CRAB - Crab Cakes and Veggie Slaw

CRAB - Crab Cakes and Veggie Slaw Categories:
Nb persons: 12
Yield:
Preparation time:
Total time:
Source:

THE JONES FAMILY Jones Family Crab Cakes and Veggie Slaw The Chew
    1 pound  jumbo crab meat
    1/2 lb  backfin crab
5 flaky butter crackers (broken up into small pieces)
    1/4 cup  mayonnaise
    1 tablespoon  seafood seasoning
    1/2 teaspoon  Worcestershire sauce
    1/4 teaspoon  hot sauce
    1/2 teaspoon  dry mustard
    1 large  eggs
    1 tablespoon  fresh lemon juice
    1 tablespoon  lemon zest
    1 teaspoon  Parmigiano-Reggiano, (grated)
    1/4 teaspoon  pimentos, (sliced)
    1 tablespoon  butter, (melted)
RIBBON VEGGIE SLAW
    2 large  zucchini
    2 large  carrots
    1/4 cup  mayonnaise
    2 tablespoons  buttermilk
    1 tablespoon  olive oil
    1 teaspoon  Worcestershire sauce
    1 clove  garlic, (minced)
    2 tablespoons  parsley

step-by-step directions
Preheat broiler to high heat.
In a large mixing bowl, add the crab meat, crumbled crackers, mayonnaise, seafood seasoning, Worcestershire sauce, hot sauce, mustard, 1 egg, Parmigiano-Reggiano cheese, pimentos, lemon juice and zest, and mix to combine.

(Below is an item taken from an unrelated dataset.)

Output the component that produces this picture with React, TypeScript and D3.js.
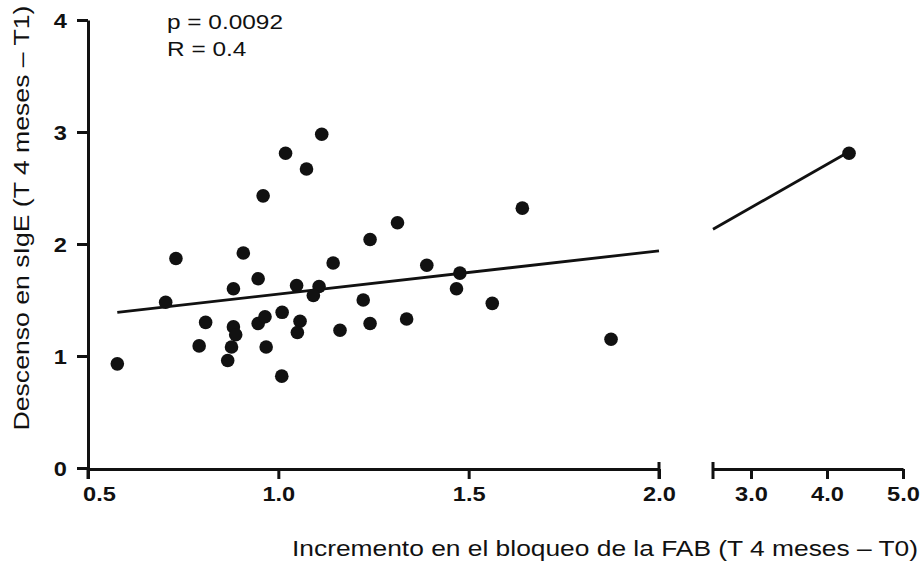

Using your hands, form about 10-12 balls and place on a plate or baking dish. Place crab cakes in the freezer for 10 minutes.
Remove crab cakes to a greased baking sheet. Using a pastry brush, coat the top and outside of the cakes with melted butter. Place crab cakes under the broiler for about 10 minutes, until golden-brown.

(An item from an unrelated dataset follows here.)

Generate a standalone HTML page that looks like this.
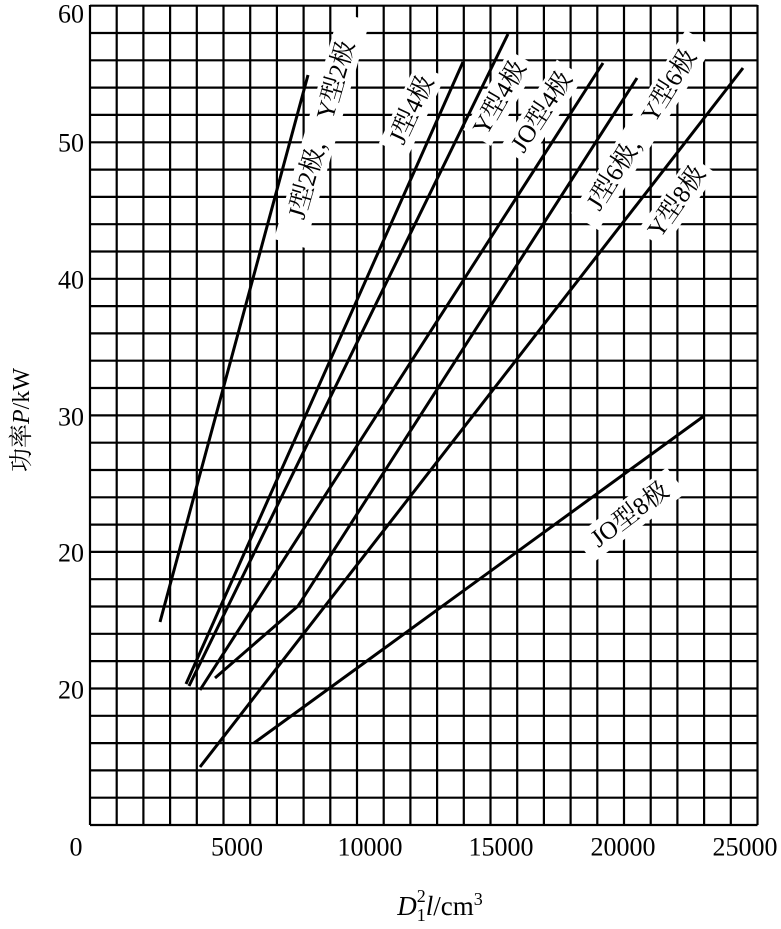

For the Ribbon Veggie Slaw: using a vegetable slicer, slice zucchini and carrots into ribbons.
In a small mixing bowl, mix mayonnaise, buttermilk, oil, Worcestershire sauce and garlic together. Add vegetable ribbons and combine. Top with parsley.
Helpful Tip: use the leftover crab cakes and make tacos! Break the crab cakes up into flour tortillas. Garnish with shredded cabbage, remoulade sauce and avocado!